TASK DETAILS: Without the pictures, print the lines running from the beginning of the material to the line containing "color='black', linespacing=1.25))", both ends included.
___ DATA SHOWN
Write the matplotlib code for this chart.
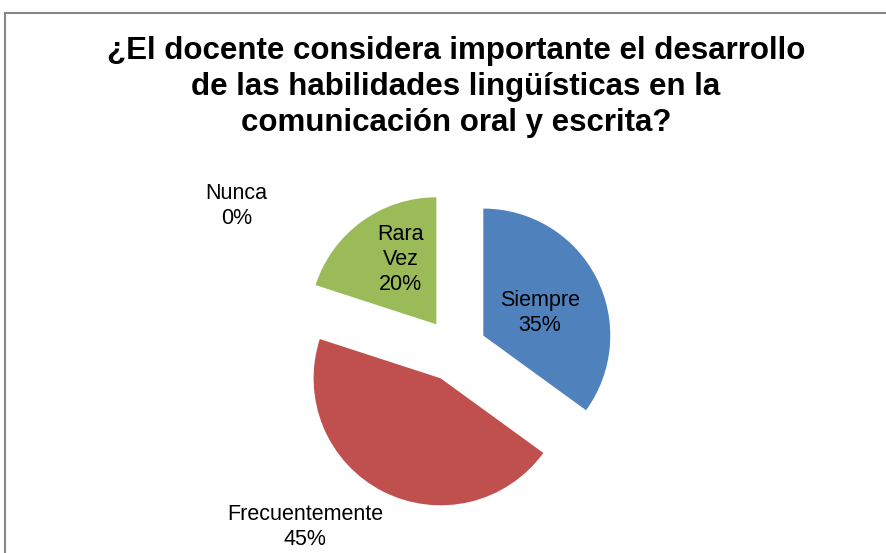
import matplotlib.pyplot as plt
from matplotlib.patches import Rectangle

plt.rcParams['font.family'] = ['Liberation Sans', 'DejaVu Sans']

labels = ['Siempre', 'Frecuentemente', 'Rara\nVez', 'Nunca']
values = [35, 45, 20, 0]
colors = ['#4F81BD', '#C0504D', '#9BBB59', '#8064A2']
title = '¿El docente considera importante el desarrollo\nde las habilidades lingüísticas en la\ncomunicación oral y escrita?'

fig = plt.figure(figsize=(8.87, 5.53), dpi=100)
ax = fig.add_axes([0, 0, 1, 1])

wedges, texts = ax.pie(values, colors=colors, startangle=90, counterclock=False,
                       explode=[0.25, 0.25, 0.25, 0.25], radius=1,
                       labels=[f'{l}\n{v}%' for l, v in zip(labels, values)],
                       labeldistance=0.6,
                       textprops=dict(fontsize=15.5, ha='center', va='center',
                                      color='black', linespacing=1.25))

# label placement like the original (outside for some slices)
label_pos = [(0.67, 0.29), (-1.18, -1.39), (-0.43, 0.71), (-1.72, 1.13)]
for t, p in zip(texts, label_pos):
    t.set_position(p)
    t.set_ha('center')
    t.set_va('center')

ax.set_xlim(-455 / 127, (887 - 455) / 127)
ax.set_ylim((350 - 553) / 127, 350 / 127)
ax.set_aspect('equal', adjustable='box')
ax.axis('off')

fig.text(456 / 887, 1 - 87 / 553, title, ha='center', va='center',
         fontsize=22.5, fontweight='bold', linespacing=1.27)

fig.patches.append(Rectangle((5 / 887, -0.01), 1.0, 1 - 13 / 553 + 0.01,
                             transform=fig.transFigure, fill=False,
                             edgecolor='#878787', linewidth=1.5))

fig.savefig('out.png', dpi=100)
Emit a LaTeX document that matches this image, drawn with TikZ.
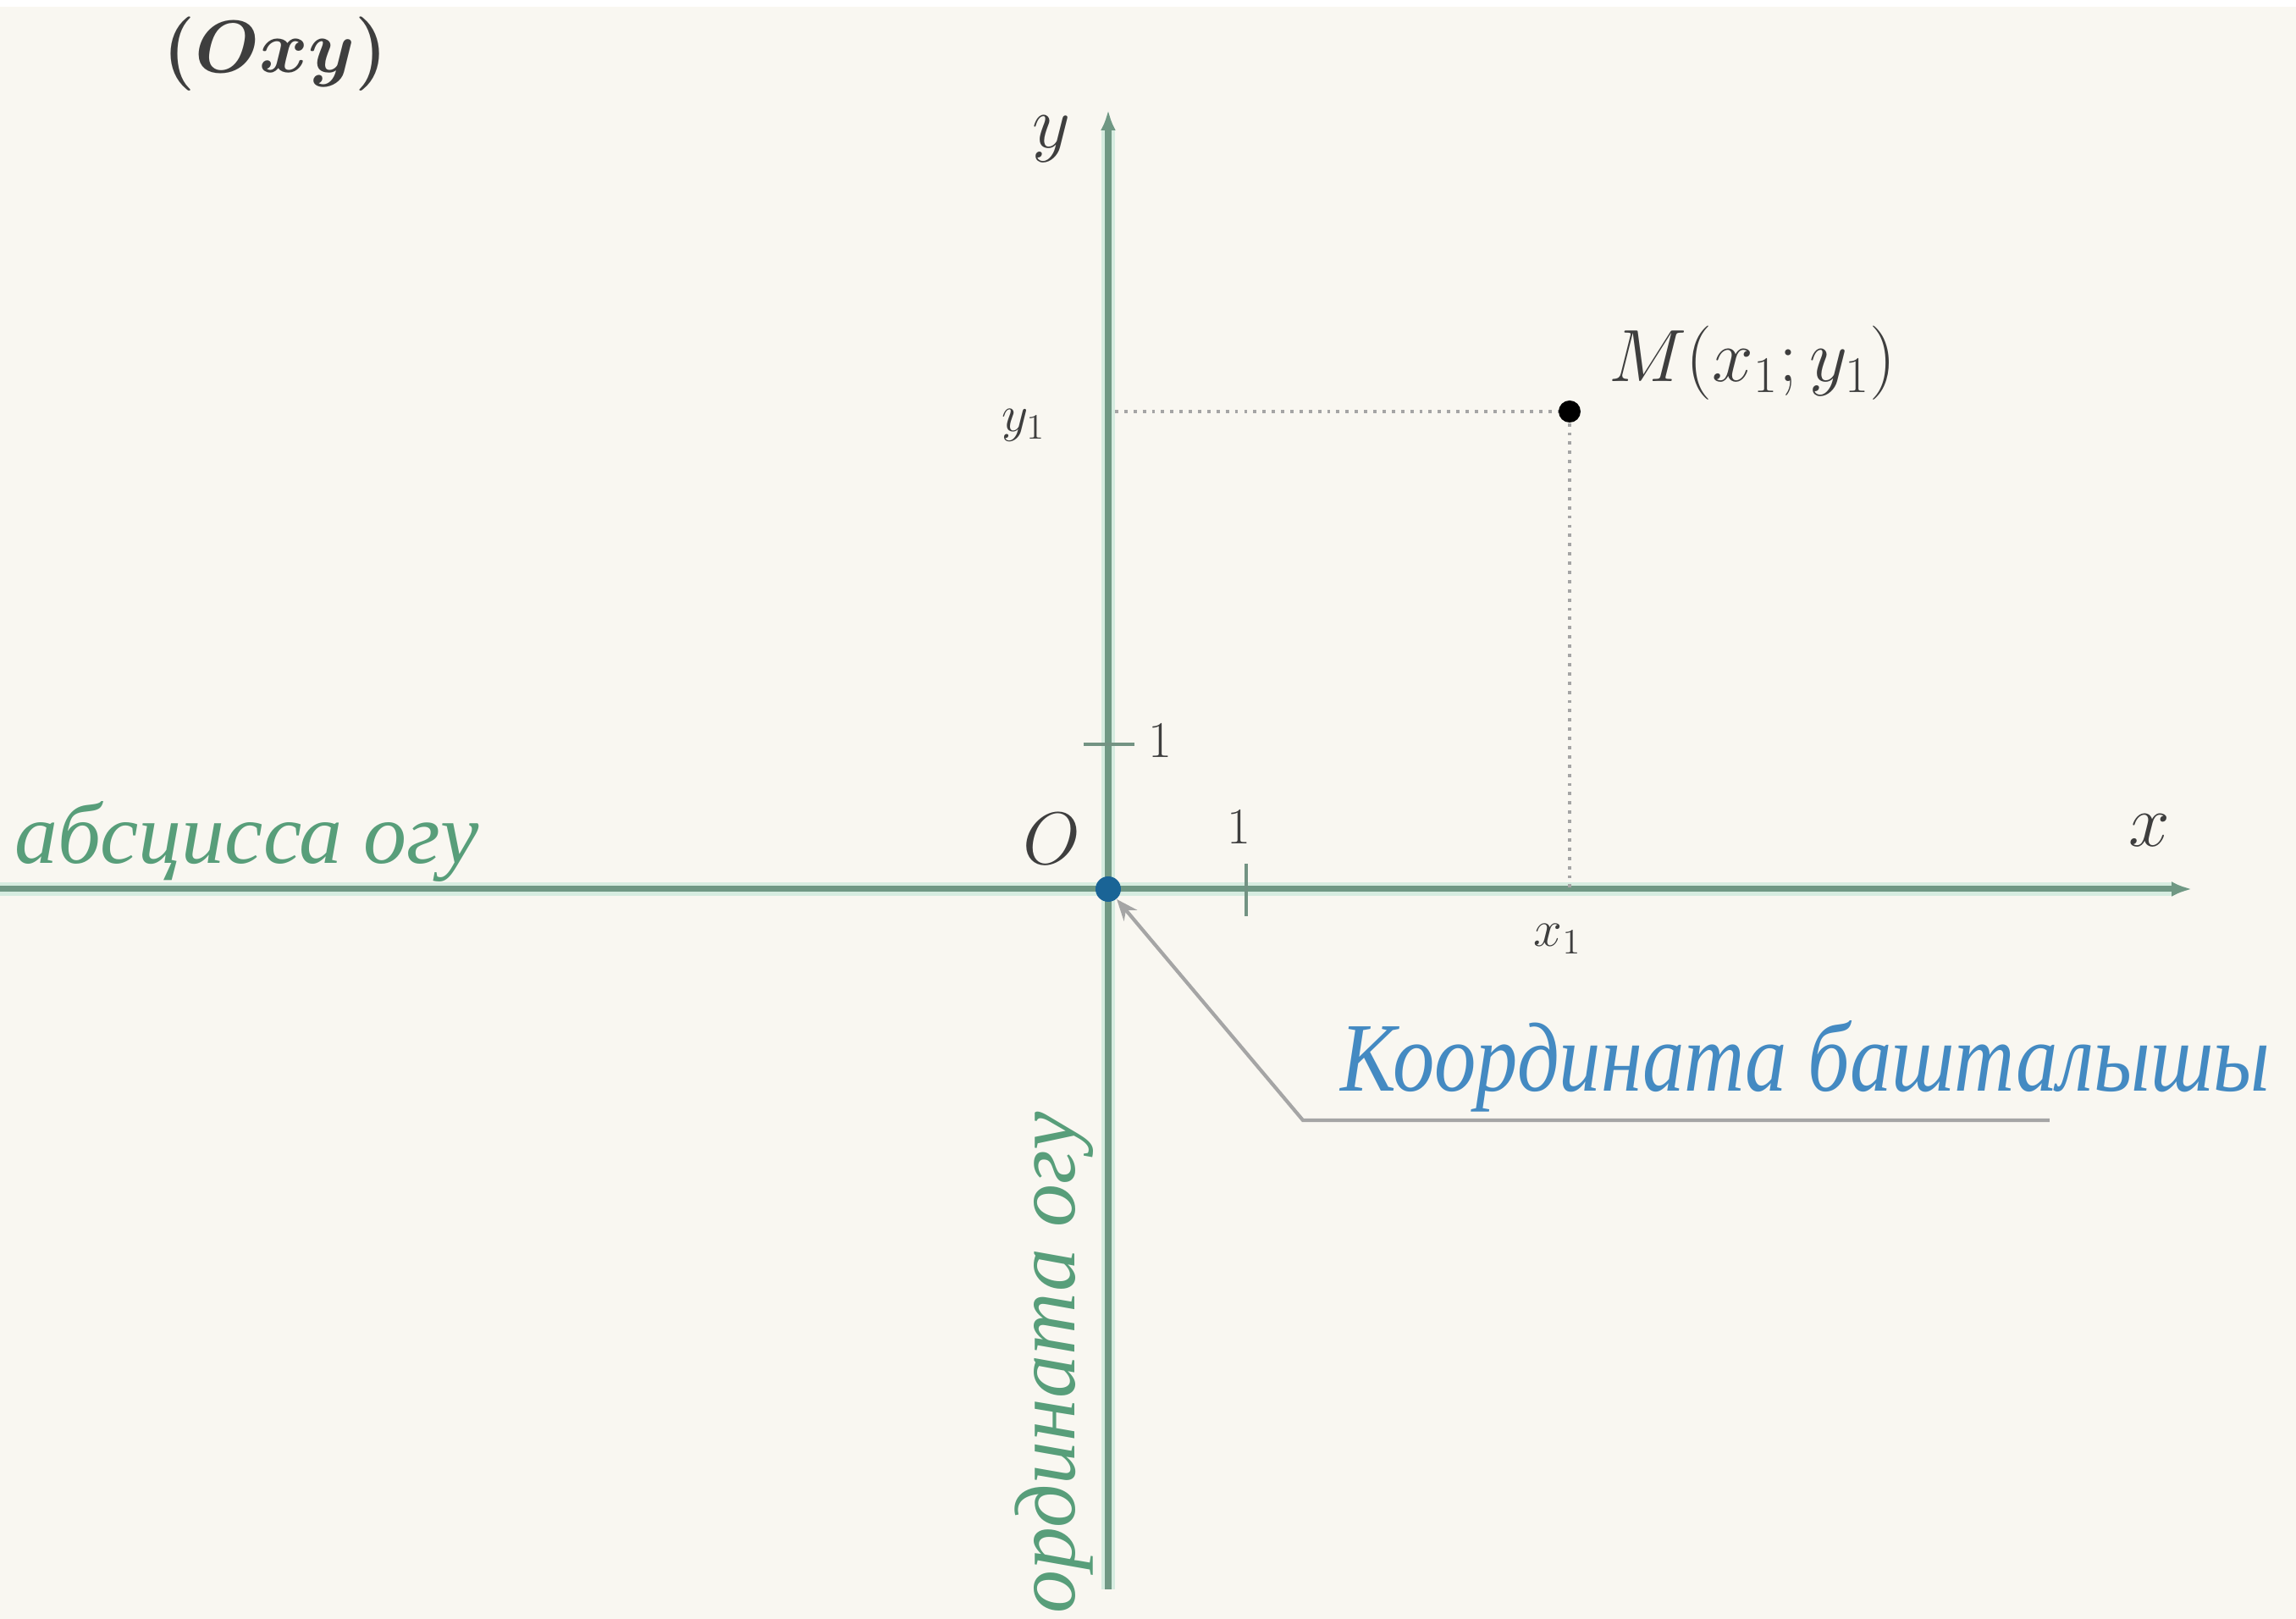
\documentclass[tikz,border=0pt]{standalone}
\usepackage{amsmath}
\usepackage{fontspec}
\setmainfont{Liberation Serif}
\usetikzlibrary{arrows.meta}

\definecolor{paper}{RGB}{249,247,241}
\definecolor{axisgreen}{RGB}{112,152,132}
\definecolor{axishalo}{RGB}{214,236,224}
\definecolor{labelgreen}{RGB}{88,158,122}
\definecolor{labelblue}{RGB}{68,138,194}
\definecolor{dotblue}{RGB}{26,100,150}
\definecolor{inkgray}{RGB}{62,62,62}
\definecolor{linegray}{RGB}{165,165,165}

\tikzset{
  axis/.style={draw=axisgreen, line width=2pt, preaction={draw=axishalo, line width=4.5pt},
    -{Latex[length=2.4mm,width=1.8mm]}},
  tick/.style={draw=axisgreen!80!gray, line width=1pt},
  guide/.style={draw=linegray, line width=1.1pt, dotted},
  pointer/.style={draw=linegray, line width=1.2pt, -{Stealth[length=2.5mm,width=2mm]}},
  lbl/.style={text=inkgray, inner sep=0pt},
  big/.style={font=\fontsize{27}{31}\selectfont},
  small/.style={font=\fontsize{18}{22}\selectfont},
  axisname/.style={text=labelgreen, inner sep=0pt, font=\fontsize{29}{34}\selectfont\itshape}
}

\begin{document}
\begin{tikzpicture}
\useasboundingbox[fill=paper] (-13.09,-8.62) rectangle (14.03,10.50);
\fill[white] (-13.09,10.42) rectangle (14.03,10.50);

% axes
\coordinate (xL) at (-13.09,0); \coordinate (xR) at (12.80,0);
\coordinate (yB) at (0,-8.27);  \coordinate (yT) at (0,9.20);
\draw[axis] (xL) -- (xR);
\draw[axis] (yB) -- (yT);

% unit ticks
\draw[tick] (1.63,-0.32) -- (1.63,0.30);
\draw[tick] (-0.29,1.71) -- (0.31,1.71);

% point M and its projections
\node[circle, fill=black, inner sep=0pt, minimum size=2.6mm] (M) at (5.45,5.64) {};
\coordinate (My) at (0.08,5.64);
\coordinate (Mx) at (5.45,0);
\draw[guide] (My) -- (M);
\draw[guide] (M) -- (Mx);

% labels
\node[lbl, big] (title) at (-9.84,9.86) {\fontsize{30}{34}\selectfont$\boldsymbol{(Oxy)}$};
\node[lbl, big] (ylab) at (-0.67,8.86) {$y$};
\node[lbl, big] (xlab) at (12.30,0.69) {$x$};
\node[lbl, big] (Olab) at (-0.67,0.59) {$O$};
\node[lbl, small] (onex) at (1.54,0.73) {$1$};
\node[lbl, small] (oney) at (0.61,1.75) {$1$};
\node[lbl, small] (y1lab) at (-1.00,5.48) {$y_1$};
\node[lbl, small] (x1lab) at (5.31,-0.59) {$x_1$};
\node[lbl, big] (Mlab) at (7.61,6.21) {$M(x_1;y_1)$};

\node[axisname, anchor=base west] (absc) at (-12.92,0.30) {абсцисса огу};
\node[axisname, anchor=base west, rotate=90] (ordn) at (-0.39,-8.56) {ордината огу};

% origin
\node[circle, fill=dotblue, inner sep=0pt, minimum size=3mm] (orig) at (0,0) {};
\coordinate (bend) at (2.30,-2.73);
\coordinate (lineEnd) at (11.12,-2.73);
\draw[pointer] (lineEnd) -- (bend) -- (orig);
\node[text=labelblue, inner sep=0pt, anchor=base west, font=\fontsize{33}{38}\selectfont\itshape] (start) at (2.74,-2.39) {\scalebox{0.85}[1]{Координата башталышы}};
\end{tikzpicture}
\end{document}
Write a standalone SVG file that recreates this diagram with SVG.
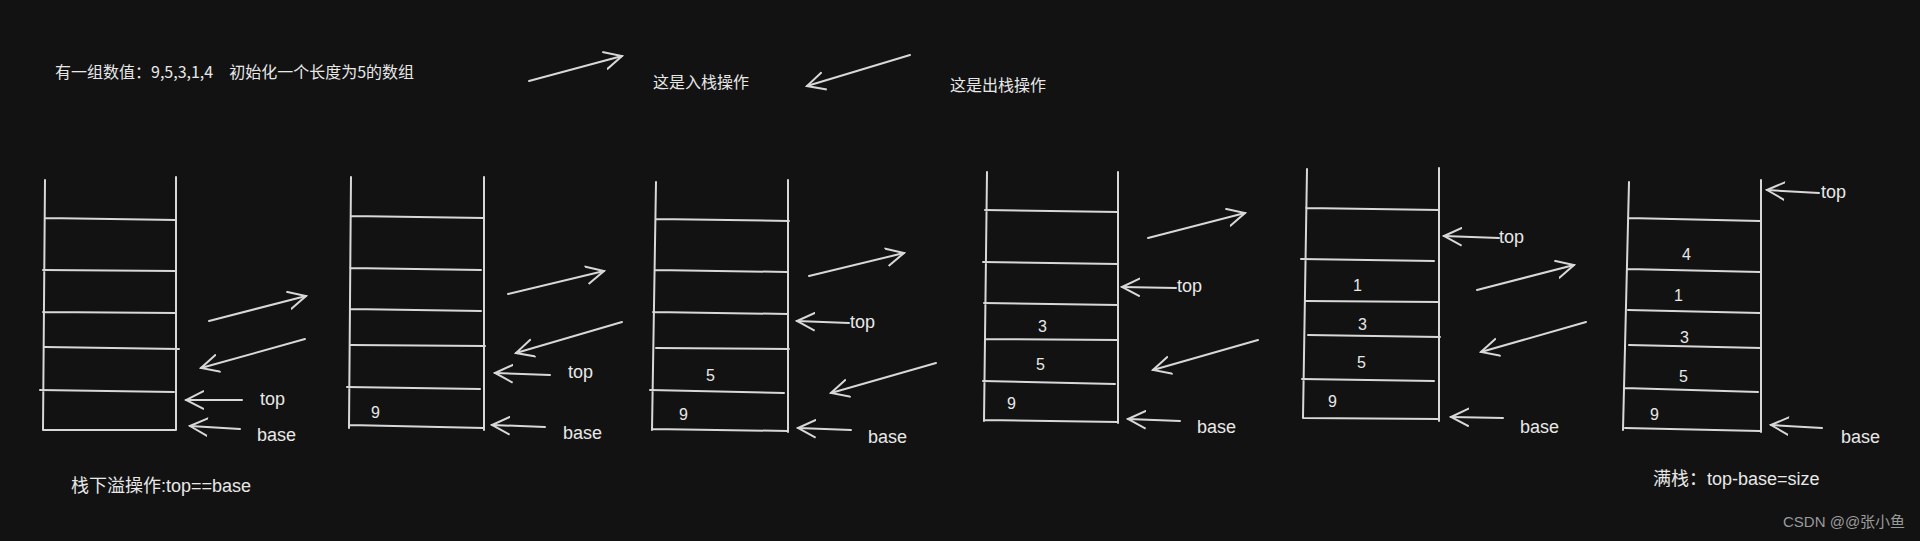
<svg xmlns="http://www.w3.org/2000/svg" width="1920" height="541" viewBox="0 0 1920 541">
<style>
.s{fill:none;stroke:#d8d8d8;stroke-width:2;stroke-linecap:round}
.a{fill:none;stroke:#d8d8d8;stroke-width:2;stroke-linecap:round;marker-end:url(#ah)}
.t{fill:#e8e8e8;font-family:"Liberation Sans","Noto Sans CJK SC",sans-serif;font-size:18px}
.n{fill:#e8e8e8;font-family:"Liberation Sans",sans-serif;font-size:16px}
.c{fill:#e8e8e8;font-family:"Noto Sans CJK SC",sans-serif;font-size:16px}
</style>
<defs>
<marker id="ah" viewBox="0 0 20 20" refX="18" refY="10" markerWidth="20" markerHeight="20" markerUnits="userSpaceOnUse" orient="auto">
<path d="M0,1 L18,10 L0,19" fill="none" stroke="#d8d8d8" stroke-width="2"/>
</marker>
</defs>
<rect width="1920" height="541" fill="#121212"/>
<g id="header">
<text class="c" x="55" y="78">有一组数值：9,5,3,1,4　初始化一个长度为5的数组</text>
<text class="c" x="653" y="88">这是入栈操作</text>
<text class="c" x="950" y="91">这是出栈操作</text>
</g>
<g id="stack1">
<path class="s" d="M45,180 L43,430 M176,177 L176,430 M43,430 L176,430 M45,218 L176,220 M43,270 L176,271 M43,312 L176,313 M45,347 L179,349 M40,390 L174,392"/>
</g>
<g id="stack2">
<path class="s" d="M351,177 L349,428 M484,177 L484,430 M349,425 L484,428 M351,216 L484,218 M350,268 L481,270 M350,309 L481,311 M351,345 L485,346 M347,387 L480,389"/>
<text class="n" x="371" y="418">9</text>
</g>
<g id="stack3">
<path class="s" d="M656,182 L652,430 M788,180 L788,432 M652,429 L788,431 M656,219 L789,221 M655,270 L787,272 M653,312 L788,314 M656,348 L789,349 M650,390 L784,393"/>
<text class="n" x="706" y="381">5</text>
<text class="n" x="679" y="420">9</text>
</g>
<g id="stack4">
<path class="s" d="M987,172 L984,421 M1118,172 L1118,423 M984,420 L1118,422 M985,210 L1118,212 M983,262 L1118,264 M984,303 L1118,305 M985,339 L1118,340 M983,381 L1115,384"/>
<text class="n" x="1038" y="332">3</text>
<text class="n" x="1036" y="370">5</text>
<text class="n" x="1007" y="409">9</text>
</g>
<g id="stack5">
<path class="s" d="M1307,169 L1303,418 M1439,168 L1439,421 M1304,418 L1439,419 M1306,208 L1439,210 M1301,259 L1434,261 M1306,301 L1439,302 M1308,335 L1440,337 M1302,379 L1434,381"/>
<text class="n" x="1353" y="291">1</text>
<text class="n" x="1358" y="330">3</text>
<text class="n" x="1357" y="368">5</text>
<text class="n" x="1328" y="407">9</text>
</g>
<g id="stack6">
<path class="s" d="M1629,182 L1623,430 M1761,180 L1761,432 M1625,428 L1760,431 M1628,218 L1760,221 M1627,269 L1760,272 M1628,310 L1760,313 M1629,345 L1761,348 M1624,388 L1758,392"/>
<text class="n" x="1682" y="260">4</text>
<text class="n" x="1674" y="301">1</text>
<text class="n" x="1680" y="343">3</text>
<text class="n" x="1679" y="382">5</text>
<text class="n" x="1650" y="420">9</text>
</g>
<g id="connectors">
<path class="a" d="M529,81 L622,56"/>
<path class="a" d="M910,55 L807,86"/>
<path class="a" d="M209,321 L306,296"/>
<path class="a" d="M305,339 L201,368"/>
<path class="a" d="M242,400 L186,400"/>
<path class="a" d="M240,429 L190,426"/>
<path class="a" d="M508,294 L604,271"/>
<path class="a" d="M622,322 L516,353"/>
<path class="a" d="M550,375 L495,373"/>
<path class="a" d="M545,427 L492,425"/>
<path class="a" d="M809,276 L904,253"/>
<path class="a" d="M849,323 L797,321"/>
<path class="a" d="M936,363 L831,393"/>
<path class="a" d="M851,430 L798,428"/>
<path class="a" d="M1148,238 L1245,213"/>
<path class="a" d="M1176,288 L1122,287"/>
<path class="a" d="M1258,340 L1153,370"/>
<path class="a" d="M1180,421 L1128,419"/>
<path class="a" d="M1477,290 L1574,265"/>
<path class="a" d="M1499,238 L1444,236"/>
<path class="a" d="M1586,322 L1481,352"/>
<path class="a" d="M1503,418 L1451,417"/>
<path class="a" d="M1819,193 L1767,190"/>
<path class="a" d="M1822,428 L1771,425"/>
</g>
<g id="labels">
<text class="t" x="260" y="405">top</text>
<text class="t" x="257" y="441">base</text>
<text class="t" x="568" y="378">top</text>
<text class="t" x="563" y="439">base</text>
<text class="t" x="850" y="328">top</text>
<text class="t" x="868" y="443">base</text>
<text class="t" x="1177" y="292">top</text>
<text class="t" x="1197" y="433">base</text>
<text class="t" x="1499" y="243">top</text>
<text class="t" x="1520" y="433">base</text>
<text class="t" x="1821" y="198">top</text>
<text class="t" x="1841" y="443">base</text>
<text class="t" x="71" y="492">栈下溢操作:top==base</text>
<text class="t" x="1653" y="485">满栈：top-base=size</text>
<text x="1783" y="527" style="fill:#9a9a9a;font-family:'Liberation Sans','Noto Sans CJK SC',sans-serif;font-size:15px">CSDN @@张小鱼</text>
</g>
</svg>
______
ANSWER TO THIS PROBLEM:
Write the matplotlib code for this chart.
import matplotlib.pyplot as plt
from matplotlib.patches import Rectangle

plt.rcParams['font.family'] = ['Liberation Sans', 'DejaVu Sans']

labels = ['Siempre', 'Frecuentemente', 'Rara\nVez', 'Nunca']
values = [35, 45, 20, 0]
colors = ['#4F81BD', '#C0504D', '#9BBB59', '#8064A2']
title = '¿El docente considera importante el desarrollo\nde las habilidades lingüísticas en la\ncomunicación oral y escrita?'

fig = plt.figure(figsize=(8.87, 5.53), dpi=100)
ax = fig.add_axes([0, 0, 1, 1])

wedges, texts = ax.pie(values, colors=colors, startangle=90, counterclock=False,
                       explode=[0.25, 0.25, 0.25, 0.25], radius=1,
                       labels=[f'{l}\n{v}%' for l, v in zip(labels, values)],
                       labeldistance=0.6,
                       textprops=dict(fontsize=15.5, ha='center', va='center',
                                      color='black', linespacing=1.25))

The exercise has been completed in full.